The weakness of the Federalist forces:
The main weakness of the Federalist forces was they did not define very well what Federalism would look like according to the makeup of Nepali society. When Federalist forces started proposing names such as Limbuwan and Khambuwan, the anti-Federalists made it an issue and gave it the colour of ethnicity. (They said) in Limbuwan province Limbus would have hegemony. Similarly in Khumbuwan, Rais would etc. But in fact Nepal is a multicultural society and the country is composed of a diverse group of peoples. There is not one single group that makes up a majority. Once we go into Federalism, there will be elections. Let us take an example of the Limbuwan province. In an election the Limbus would themselves not be a majority. Hence, in order to form a government, there would have to be collaboration between different forces. Federalism has not been defined in that way. The Federalist forces did not make the abovementioned things clear and the anti-Federalist forces took advantage of this by claiming that it would lead to hegemonies of certain groups, with the country eventually breaking into pieces etc.


On anti-Federalist forces:
There are two kinds of anti-Federalist forces. One who sincerely believes that naming federal provinces based on identity could lead to instability. A second group is taking advantage of this first group’s sentiment and want to stop the entire process of Federalism.

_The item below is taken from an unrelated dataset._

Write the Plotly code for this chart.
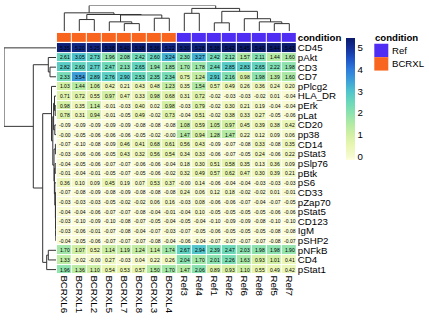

The work required of the Federalist forces:
The Federalist forces have to explain what Federalism means to the general public. They have to explain that under Federalism all groups would have the right to vote and live freely. Otherwise it will be very difficult to implement such a system, because anti-Federalist forces are very strong. Examples include the judiciary system, the top brass of the Nepal Army, the majority of the governmental bureaucracy, and many other areas that are dominated by Bahun-Chhetris are all for the status quo. Hence there are strong forces against Federalism.



The Maoist-split:
The first effect of the Maoist split will be that their bargaining power will be reduced. Secondly, division will affect their morale. Thirdly, it will also depend upon what the Baidya faction will do. When the Baidya faction split, they said that they would take a revolutionary role. But looking at their activities after the split, they have not been doing what they said they would. They are roaming around Kathmandu. Sometimes they go to see the President. At other time, they are vandalising some education institutions to show their identity saying that they are different. If the peace process and the constitution process move ahead according to plan, then the Baidya faction cannot accomplish anything. If the peace and constitution process does not move forward, then the disaffected people might begin following the Baidya faction.

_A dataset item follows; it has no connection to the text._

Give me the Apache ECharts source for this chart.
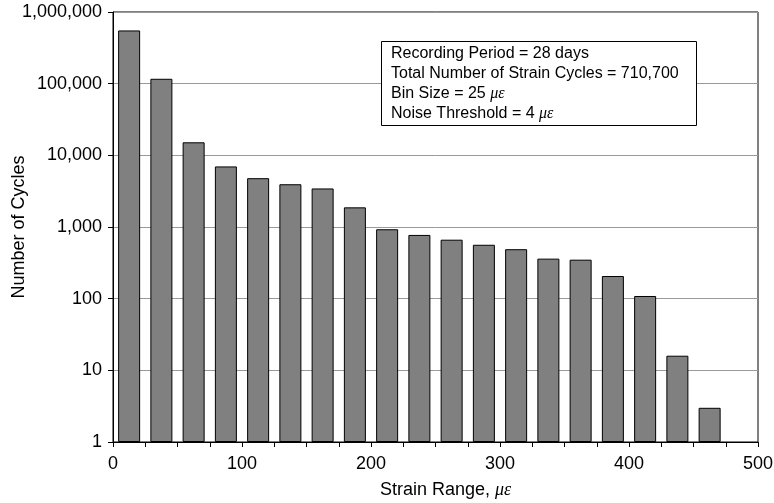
<!DOCTYPE html>
<html>
<head>
<meta charset="utf-8">
<script src="https://cdn.jsdelivr.net/npm/echarts@6/dist/echarts.min.js"></script>
<style>html,body{margin:0;padding:0;background:#fff;}#c{width:774px;height:503px;}</style>
</head>
<body>
<div id="c"></div>
<script>
// Bin centres (strain range, microstrain) and number of cycles per bin
var binCenters = [12.5, 37.5, 62.5, 87.5, 112.5, 137.5, 162.5, 187.5, 212.5, 237.5, 262.5, 287.5, 312.5, 337.5, 362.5, 387.5, 412.5, 437.5, 462.5];
var cycleCounts = [553000, 117000, 15200, 7000, 4800, 3950, 3450, 1880, 930, 775, 665, 565, 490, 362, 350, 207, 109, 16, 3];
var noteLines = ['Recording Period = 28 days', 'Total Number of Strain Cycles = 710,700', 'Bin Size = 25 ', 'Noise Threshold = 4 '];

var sans = 'Liberation Sans, Arial, sans-serif';
var serif = 'Liberation Serif, Times New Roman, serif';
var chart = echarts.init(document.getElementById('c'));
var data = binCenters.map(function (x, i) { return [x, cycleCounts[i]]; });

function fmt(v) { return Math.round(v).toString().replace(/\B(?=(\d{3})+(?!\d))/g, ','); }

chart.setOption({
  animation: false,
  backgroundColor: '#fff',
  title: {
    left: 381, top: 39,
    backgroundColor: '#fff', borderColor: '#000', borderWidth: 1,
    padding: [5, 18, 4, 10],
    text: '{a|' + noteLines[0] + '}\n{a|' + noteLines[1] + '}\n{a|' + noteLines[2] + '}{m|με}\n{a|' + noteLines[3] + '}{m|με}',
    textStyle: {
      fontWeight: 'normal',
      rich: {
        a: { fontFamily: sans, fontSize: 16, fontWeight: 'normal', color: '#000', lineHeight: 20 },
        m: { fontFamily: serif, fontStyle: 'italic', fontWeight: 'normal', fontSize: 16, color: '#000', lineHeight: 20 }
      }
    }
  },
  grid: { left: 113, top: 12, right: 16, bottom: 61, containLabel: false, outerBoundsMode: 'none', show: true, borderColor: '#000', borderWidth: 1, backgroundColor: 'transparent' },
  xAxis: {
    type: 'value', min: 0, max: 500, interval: 100,
    name: '{a|Strain Range, }{m|με}', nameLocation: 'middle', nameGap: 39, nameMoveOverlap: false,
    nameTextStyle: { padding: [0, 0, 0, 20], rich: {
      a: { fontFamily: sans, fontSize: 18, color: '#000' },
      m: { fontFamily: serif, fontStyle: 'italic', fontSize: 18, color: '#000' }
    } },
    axisLine: { show: true, lineStyle: { color: '#000', width: 1 } },
    axisTick: { show: true, inside: false, length: 5, lineStyle: { color: '#000' } },
    minorTick: { show: true, splitNumber: 4, length: 5, lineStyle: { color: '#000' } },
    splitLine: { show: false },
    axisLabel: { fontFamily: sans, fontSize: 18, color: '#000', margin: 13 }
  },
  yAxis: {
    type: 'log', logBase: 10, min: 1, max: 1000000,
    name: 'Number of Cycles', nameLocation: 'middle', nameGap: 85, nameMoveOverlap: false,
    nameTextStyle: { fontFamily: sans, fontSize: 18, color: '#000' },
    axisLine: { show: true, lineStyle: { color: '#000', width: 1 } },
    axisTick: { show: true, inside: false, length: 5, lineStyle: { color: '#000' } },
    splitLine: { show: true, lineStyle: { color: '#999', width: 1 } },
    axisLabel: { fontFamily: sans, fontSize: 18, color: '#000', margin: 11, formatter: fmt }
  },
  series: [{
    type: 'bar',
    data: data,
    barWidth: 22,
    itemStyle: { color: '#808080', borderColor: '#000', borderWidth: 1 }
  }]
});
</script>
</body>
</html>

The Maoist insurgency lead to around 15,000 deaths, with many people still missing and many others scarred from bullets. Because of this the Nepali society is very tired. Just because you declare a war does not mean that people are going to follow in line to die for you. The biggest question among people is what would be the fruit of such a big sacrifice? Without people getting an answer to that question, there will not be another war.